** Start of Given data **

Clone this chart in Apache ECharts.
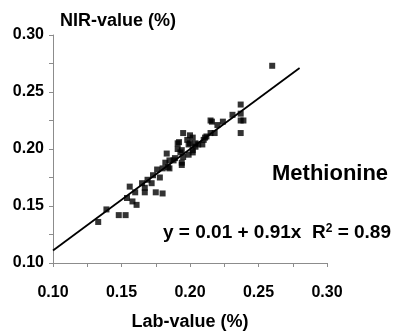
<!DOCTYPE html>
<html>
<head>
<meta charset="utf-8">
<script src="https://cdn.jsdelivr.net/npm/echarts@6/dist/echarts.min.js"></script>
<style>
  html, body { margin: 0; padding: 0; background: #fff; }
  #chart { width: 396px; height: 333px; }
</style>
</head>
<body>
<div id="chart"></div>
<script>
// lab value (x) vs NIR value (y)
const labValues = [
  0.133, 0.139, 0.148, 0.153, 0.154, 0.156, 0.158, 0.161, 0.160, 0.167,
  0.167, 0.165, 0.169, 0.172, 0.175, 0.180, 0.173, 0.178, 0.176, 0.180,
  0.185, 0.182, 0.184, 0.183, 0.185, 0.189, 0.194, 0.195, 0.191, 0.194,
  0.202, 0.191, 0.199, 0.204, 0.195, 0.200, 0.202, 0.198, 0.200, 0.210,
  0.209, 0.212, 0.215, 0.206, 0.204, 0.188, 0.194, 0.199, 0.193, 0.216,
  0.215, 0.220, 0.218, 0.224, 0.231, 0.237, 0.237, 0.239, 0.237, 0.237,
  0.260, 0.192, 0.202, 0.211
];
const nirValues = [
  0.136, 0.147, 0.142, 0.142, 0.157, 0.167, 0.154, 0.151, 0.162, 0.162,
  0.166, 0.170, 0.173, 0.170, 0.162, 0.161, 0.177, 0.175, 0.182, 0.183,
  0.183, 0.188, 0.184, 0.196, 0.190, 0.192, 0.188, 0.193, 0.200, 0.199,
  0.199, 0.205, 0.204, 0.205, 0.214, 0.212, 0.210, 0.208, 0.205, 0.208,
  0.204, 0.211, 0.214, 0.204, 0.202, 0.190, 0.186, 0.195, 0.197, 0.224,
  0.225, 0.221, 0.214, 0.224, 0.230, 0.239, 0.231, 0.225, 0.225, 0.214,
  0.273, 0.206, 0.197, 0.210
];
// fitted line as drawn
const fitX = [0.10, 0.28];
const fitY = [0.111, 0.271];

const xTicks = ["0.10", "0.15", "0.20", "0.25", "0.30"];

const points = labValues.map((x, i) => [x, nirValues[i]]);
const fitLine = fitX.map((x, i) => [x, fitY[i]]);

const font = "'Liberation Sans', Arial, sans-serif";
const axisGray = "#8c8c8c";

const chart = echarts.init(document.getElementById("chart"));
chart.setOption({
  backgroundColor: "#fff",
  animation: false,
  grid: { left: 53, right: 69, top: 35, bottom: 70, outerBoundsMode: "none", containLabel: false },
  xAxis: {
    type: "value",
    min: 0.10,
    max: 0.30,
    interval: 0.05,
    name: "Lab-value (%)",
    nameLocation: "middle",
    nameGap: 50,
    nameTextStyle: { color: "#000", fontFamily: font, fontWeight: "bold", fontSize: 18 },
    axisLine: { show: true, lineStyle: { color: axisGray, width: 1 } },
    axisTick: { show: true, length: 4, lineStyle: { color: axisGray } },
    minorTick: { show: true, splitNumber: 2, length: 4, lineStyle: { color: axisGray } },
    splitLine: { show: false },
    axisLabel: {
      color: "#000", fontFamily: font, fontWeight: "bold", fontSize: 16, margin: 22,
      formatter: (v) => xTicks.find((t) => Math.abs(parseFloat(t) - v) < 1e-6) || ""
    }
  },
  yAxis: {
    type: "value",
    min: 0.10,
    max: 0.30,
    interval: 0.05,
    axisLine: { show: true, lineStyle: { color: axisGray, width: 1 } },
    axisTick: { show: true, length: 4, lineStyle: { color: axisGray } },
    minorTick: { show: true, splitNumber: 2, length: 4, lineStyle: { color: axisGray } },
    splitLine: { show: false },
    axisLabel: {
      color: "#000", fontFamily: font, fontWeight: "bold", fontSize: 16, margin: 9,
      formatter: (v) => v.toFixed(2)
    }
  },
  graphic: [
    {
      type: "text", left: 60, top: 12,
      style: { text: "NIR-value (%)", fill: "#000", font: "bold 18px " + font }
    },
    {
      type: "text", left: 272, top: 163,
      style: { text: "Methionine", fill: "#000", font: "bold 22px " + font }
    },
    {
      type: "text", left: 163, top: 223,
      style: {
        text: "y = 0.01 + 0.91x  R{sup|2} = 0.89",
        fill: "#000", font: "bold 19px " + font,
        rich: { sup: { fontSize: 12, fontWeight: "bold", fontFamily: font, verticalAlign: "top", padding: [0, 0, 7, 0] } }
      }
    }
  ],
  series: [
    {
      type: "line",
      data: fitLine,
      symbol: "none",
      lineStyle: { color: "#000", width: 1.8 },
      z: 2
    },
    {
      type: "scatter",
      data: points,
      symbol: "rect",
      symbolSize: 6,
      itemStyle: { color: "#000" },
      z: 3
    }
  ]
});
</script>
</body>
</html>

** End of Given data **

Goal: Omitting all images, print the listing exactly.

Worked solution:
Clone this chart in Apache ECharts.
<!DOCTYPE html>
<html>
<head>
<meta charset="utf-8">
<script src="https://cdn.jsdelivr.net/npm/echarts@6/dist/echarts.min.js"></script>
<style>
  html, body { margin: 0; padding: 0; background: #fff; }
  #chart { width: 396px; height: 333px; }
</style>
</head>
<body>
<div id="chart"></div>
<script>
// lab value (x) vs NIR value (y)
const labValues = [
  0.133, 0.139, 0.148, 0.153, 0.154, 0.156, 0.158, 0.161, 0.160, 0.167,
  0.167, 0.165, 0.169, 0.172, 0.175, 0.180, 0.173, 0.178, 0.176, 0.180,
  0.185, 0.182, 0.184, 0.183, 0.185, 0.189, 0.194, 0.195, 0.191, 0.194,
  0.202, 0.191, 0.199, 0.204, 0.195, 0.200, 0.202, 0.198, 0.200, 0.210,
  0.209, 0.212, 0.215, 0.206, 0.204, 0.188, 0.194, 0.199, 0.193, 0.216,
  0.215, 0.220, 0.218, 0.224, 0.231, 0.237, 0.237, 0.239, 0.237, 0.237,
  0.260, 0.192, 0.202, 0.211
];
const nirValues = [
  0.136, 0.147, 0.142, 0.142, 0.157, 0.167, 0.154, 0.151, 0.162, 0.162,
  0.166, 0.170, 0.173, 0.170, 0.162, 0.161, 0.177, 0.175, 0.182, 0.183,
  0.183, 0.188, 0.184, 0.196, 0.190, 0.192, 0.188, 0.193, 0.200, 0.199,
  0.199, 0.205, 0.204, 0.205, 0.214, 0.212, 0.210, 0.208, 0.205, 0.208,
  0.204, 0.211, 0.214, 0.204, 0.202, 0.190, 0.186, 0.195, 0.197, 0.224,
  0.225, 0.221, 0.214, 0.224, 0.230, 0.239, 0.231, 0.225, 0.225, 0.214,
  0.273, 0.206, 0.197, 0.210
];
// fitted line as drawn
const fitX = [0.10, 0.28];
const fitY = [0.111, 0.271];

const xTicks = ["0.10", "0.15", "0.20", "0.25", "0.30"];

const points = labValues.map((x, i) => [x, nirValues[i]]);
const fitLine = fitX.map((x, i) => [x, fitY[i]]);

const font = "'Liberation Sans', Arial, sans-serif";
const axisGray = "#8c8c8c";

const chart = echarts.init(document.getElementById("chart"));
chart.setOption({
  backgroundColor: "#fff",
  animation: false,
  grid: { left: 53, right: 69, top: 35, bottom: 70, outerBoundsMode: "none", containLabel: false },
  xAxis: {
    type: "value",
    min: 0.10,
    max: 0.30,
    interval: 0.05,
    name: "Lab-value (%)",
    nameLocation: "middle",
    nameGap: 50,
    nameTextStyle: { color: "#000", fontFamily: font, fontWeight: "bold", fontSize: 18 },
    axisLine: { show: true, lineStyle: { color: axisGray, width: 1 } },
    axisTick: { show: true, length: 4, lineStyle: { color: axisGray } },
    minorTick: { show: true, splitNumber: 2, length: 4, lineStyle: { color: axisGray } },
    splitLine: { show: false },
    axisLabel: {
      color: "#000", fontFamily: font, fontWeight: "bold", fontSize: 16, margin: 22,
      formatter: (v) => xTicks.find((t) => Math.abs(parseFloat(t) - v) < 1e-6) || ""
    }
  },
  yAxis: {
    type: "value",
    min: 0.10,
    max: 0.30,
    interval: 0.05,
    axisLine: { show: true, lineStyle: { color: axisGray, width: 1 } },
    axisTick: { show: true, length: 4, lineStyle: { color: axisGray } },
    minorTick: { show: true, splitNumber: 2, length: 4, lineStyle: { color: axisGray } },
    splitLine: { show: false },
    axisLabel: {
      color: "#000", fontFamily: font, fontWeight: "bold", fontSize: 16, margin: 9,
      formatter: (v) => v.toFixed(2)
    }
  },
  graphic: [
    {
      type: "text", left: 60, top: 12,
      style: { text: "NIR-value (%)", fill: "#000", font: "bold 18px " + font }
    },
    {
      type: "text", left: 272, top: 163,
      style: { text: "Methionine", fill: "#000", font: "bold 22px " + font }
    },
    {
      type: "text", left: 163, top: 223,
      style: {
        text: "y = 0.01 + 0.91x  R{sup|2} = 0.89",
        fill: "#000", font: "bold 19px " + font,
        rich: { sup: { fontSize: 12, fontWeight: "bold", fontFamily: font, verticalAlign: "top", padding: [0, 0, 7, 0] } }
      }
    }
  ],
  series: [
    {
      type: "line",
      data: fitLine,
      symbol: "none",
      lineStyle: { color: "#000", width: 1.8 },
      z: 2
    },
    {
      type: "scatter",
      data: points,
      symbol: "rect",
      symbolSize: 6,
      itemStyle: { color: "#000" },
      z: 3
    }
  ]
});
</script>
</body>
</html>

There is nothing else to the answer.